In my post above, when I mentioned being read to in sixth grade, that was the 1966-1967 school year. I’m 61 years old now.
You caught me, I diverged slightly from the OP. Call the thread police!
TBH I remember some of the books we read in class and a lot of the books I read by myself in class, but I don’t remember any books that teachers read to me.
I got introduced to the “Little House” Ingalls Wilder books via the teacher reading to us, back in the mid 60’s.
Bridge to Terabithia in 5th grade. I missed the last day, leading to an infamous scene from my childhood where I asked my friend Matt what happened in the book and he said, very nonchalantly
[spoiler]“Oh, she died.”
I was devastated! Damn you, Matt![/spoiler]
I think maybe Call of the Wild in 4th grade.
These would have been late 70s.
OP here. I’m in my fifties.
A Murder For Her Majesty, I remember getting the book from the library because I was so impatient to find out what happened.
We had an earnest, sweet nun, Sister Betsy, who turned out the lights and read to us from The Little Prince. We were in high school. I’ve remembered it only for how silly it was.
And yeah, I can’t stand being read to by my father because it was foisted on us as kids and he puts on this “I’m reading aloud” voice. To this day I can’t stand him putting on that voice. He knows it and if he absolutely has to read me something, he uses a normal voice, thank goodness.
I remember being read the “My Father’s Dragon” series in elementary school. I remember nothing about the books except the covers. I’m sure there were other books, but I remember more of what I read than what was read to me back then.
In middle school sewing class, my teacher read “Thinner” by Stephen King to us while we sewed.
I sometimes wonder if this was the point of being read to, going and getting our own books. I know I read the LOTR after having The Hobbit read to me.
And later, in high school Spanish class, we read, during class a book titled El Sombrero de Tres Picos It was a cheaply produced edition made to be affordable to classes. In the front of the book there was a statement that three short portions had be excised from the book, to make it more “suitable” for those of teenage years. So, the first thing a few of us did was go to the library and find the unbowdlerized version. I was disappointed in that those scenes were not really racy at all.

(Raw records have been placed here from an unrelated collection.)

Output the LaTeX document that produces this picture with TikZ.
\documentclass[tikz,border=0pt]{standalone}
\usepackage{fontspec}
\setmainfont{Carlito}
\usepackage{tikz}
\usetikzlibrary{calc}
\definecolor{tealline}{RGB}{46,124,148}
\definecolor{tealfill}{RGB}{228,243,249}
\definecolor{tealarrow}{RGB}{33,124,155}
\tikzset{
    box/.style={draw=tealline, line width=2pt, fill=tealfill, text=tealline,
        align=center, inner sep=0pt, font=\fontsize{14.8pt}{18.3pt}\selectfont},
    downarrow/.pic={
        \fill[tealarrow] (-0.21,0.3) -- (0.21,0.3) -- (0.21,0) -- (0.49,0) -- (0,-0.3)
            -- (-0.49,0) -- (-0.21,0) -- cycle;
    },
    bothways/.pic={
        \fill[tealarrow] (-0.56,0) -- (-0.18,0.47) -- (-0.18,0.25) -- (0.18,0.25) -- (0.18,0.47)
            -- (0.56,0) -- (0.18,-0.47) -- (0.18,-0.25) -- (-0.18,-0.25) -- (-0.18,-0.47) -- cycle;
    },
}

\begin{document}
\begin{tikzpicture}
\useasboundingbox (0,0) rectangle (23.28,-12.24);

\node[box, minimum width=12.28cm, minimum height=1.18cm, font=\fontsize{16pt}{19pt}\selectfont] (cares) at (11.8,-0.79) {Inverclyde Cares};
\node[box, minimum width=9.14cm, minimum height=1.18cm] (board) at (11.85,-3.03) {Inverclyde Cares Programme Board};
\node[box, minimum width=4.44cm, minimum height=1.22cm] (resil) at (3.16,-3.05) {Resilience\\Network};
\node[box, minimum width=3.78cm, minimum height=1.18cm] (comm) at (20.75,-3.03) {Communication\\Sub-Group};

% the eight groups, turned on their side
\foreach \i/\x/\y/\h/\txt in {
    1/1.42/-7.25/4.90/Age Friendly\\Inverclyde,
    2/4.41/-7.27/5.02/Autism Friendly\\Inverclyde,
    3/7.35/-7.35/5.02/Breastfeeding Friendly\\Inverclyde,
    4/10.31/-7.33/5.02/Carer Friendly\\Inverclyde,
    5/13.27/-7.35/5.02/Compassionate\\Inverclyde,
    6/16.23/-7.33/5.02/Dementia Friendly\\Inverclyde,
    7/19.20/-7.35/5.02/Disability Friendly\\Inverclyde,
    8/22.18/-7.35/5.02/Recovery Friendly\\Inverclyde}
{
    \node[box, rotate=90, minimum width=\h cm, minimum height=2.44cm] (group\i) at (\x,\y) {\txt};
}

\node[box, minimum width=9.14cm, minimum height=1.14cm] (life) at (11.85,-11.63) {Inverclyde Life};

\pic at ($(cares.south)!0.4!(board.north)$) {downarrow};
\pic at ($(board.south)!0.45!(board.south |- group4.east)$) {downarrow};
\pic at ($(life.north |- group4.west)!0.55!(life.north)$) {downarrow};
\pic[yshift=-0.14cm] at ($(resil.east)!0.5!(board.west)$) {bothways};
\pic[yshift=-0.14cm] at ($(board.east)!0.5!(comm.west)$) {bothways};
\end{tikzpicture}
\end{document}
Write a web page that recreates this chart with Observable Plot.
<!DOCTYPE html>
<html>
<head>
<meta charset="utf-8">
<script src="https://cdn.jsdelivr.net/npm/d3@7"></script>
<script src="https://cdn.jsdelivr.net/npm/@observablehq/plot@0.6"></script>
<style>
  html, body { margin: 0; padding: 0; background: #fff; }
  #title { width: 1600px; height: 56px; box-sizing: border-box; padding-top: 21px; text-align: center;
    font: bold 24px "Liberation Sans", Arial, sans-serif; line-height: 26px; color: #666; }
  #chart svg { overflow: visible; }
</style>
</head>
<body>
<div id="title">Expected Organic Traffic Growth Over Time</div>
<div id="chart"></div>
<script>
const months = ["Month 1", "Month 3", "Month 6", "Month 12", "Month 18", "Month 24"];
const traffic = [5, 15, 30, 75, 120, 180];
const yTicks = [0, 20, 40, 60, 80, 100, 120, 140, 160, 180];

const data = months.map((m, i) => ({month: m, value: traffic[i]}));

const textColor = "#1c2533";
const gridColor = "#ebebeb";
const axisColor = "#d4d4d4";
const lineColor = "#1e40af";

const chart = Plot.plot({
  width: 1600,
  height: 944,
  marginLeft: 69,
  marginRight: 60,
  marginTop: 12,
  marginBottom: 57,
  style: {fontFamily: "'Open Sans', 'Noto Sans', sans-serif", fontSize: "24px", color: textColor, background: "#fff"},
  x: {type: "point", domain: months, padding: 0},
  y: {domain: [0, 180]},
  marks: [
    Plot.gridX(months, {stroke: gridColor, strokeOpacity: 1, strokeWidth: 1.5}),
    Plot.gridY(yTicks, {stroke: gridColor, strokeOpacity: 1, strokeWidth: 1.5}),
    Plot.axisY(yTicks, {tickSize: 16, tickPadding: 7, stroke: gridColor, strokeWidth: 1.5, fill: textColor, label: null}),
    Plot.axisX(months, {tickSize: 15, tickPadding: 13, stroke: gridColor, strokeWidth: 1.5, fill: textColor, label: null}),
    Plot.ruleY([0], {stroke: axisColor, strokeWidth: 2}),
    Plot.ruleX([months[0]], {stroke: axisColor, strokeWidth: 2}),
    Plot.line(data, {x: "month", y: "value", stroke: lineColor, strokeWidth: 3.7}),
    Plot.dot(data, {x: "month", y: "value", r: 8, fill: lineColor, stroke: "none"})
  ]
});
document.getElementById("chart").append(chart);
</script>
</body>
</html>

I’m 61. I was in elementary school (K–6) from 1960 to 1967. Sixth grade was the last time a teacher read to us.
“Cheaper by the Dozen”
Thanks reading teacher for making us all cry.
I’m a month shy of 60 and last remember being read to in school in the 3rd grade. We had a wonderful principal who was an amateur thespian - and a rather good one, did a lot of local theatre - that could really bring a story alive. He would drop by and do the occasional short story. He was excellent with the Andrew Lang fairytales. His piece de resistance was Rumplestiltskin.
In third and fourth grades, it was the Roald Dahl books (Charlie and the Chocolate Factory, Charlie and the Great Glass Elevator, and James and the Giant Peach), as well as Where the Red Fern Grows by Wilson Rawls (and maybe *Summer of the Monkeys *by Rawls, but I think I may have read that on my own time).
In fifth and sixth grades, it was Ralph Moody’s autobiographical Little Britches series of books about growing up around Littleton, Colorado, in the early 1900s.
I loved listening to our teachers read to us.
In fifth grade in the early 1970’s I remember our teacher reading Lila Perl’s Me and Fat Glenda out loud. Absolutely the only thing I recall about the experience is the teacher (who was from Maine with a strong Downeaster accent) pronouncing the girl’s name as “Glender”. That was mindblowing to my Middle Atlantic childhood self.
Andy Buckram’s Tin Men, by Carol Ryrie Brink
Charlotte’s Web, in third grade.
For those who grew up in the fifties and sixties…did you know
Beverly Cleary is still alive? She turns 100 this month.
I turn sixty next month (for reference), and I went to the same Catholic school from 4th through 8th grades. Pretty sure we never got read to in 7th and 8th grades, but some time during the other three years, we got Cheaper by the Dozen, A Wrinkle in Time, and The Adventures of Huckleberry Finn, all read by various nuns.
I had already read each of them on my own, but I really enjoyed the classroom time devoted to it.
The only thing I remember the teacher reading was The Tell-Tale Heart in 6th grade. I had already read it but it was still a great story for reading out loud.
I’m always disappointed when no one knows of the fantastic Last of the Really Great Whangdoodles.
Winnie-the-Pooh. I loved it. As an adult, I read it again and love even more A lot of quotations to remember!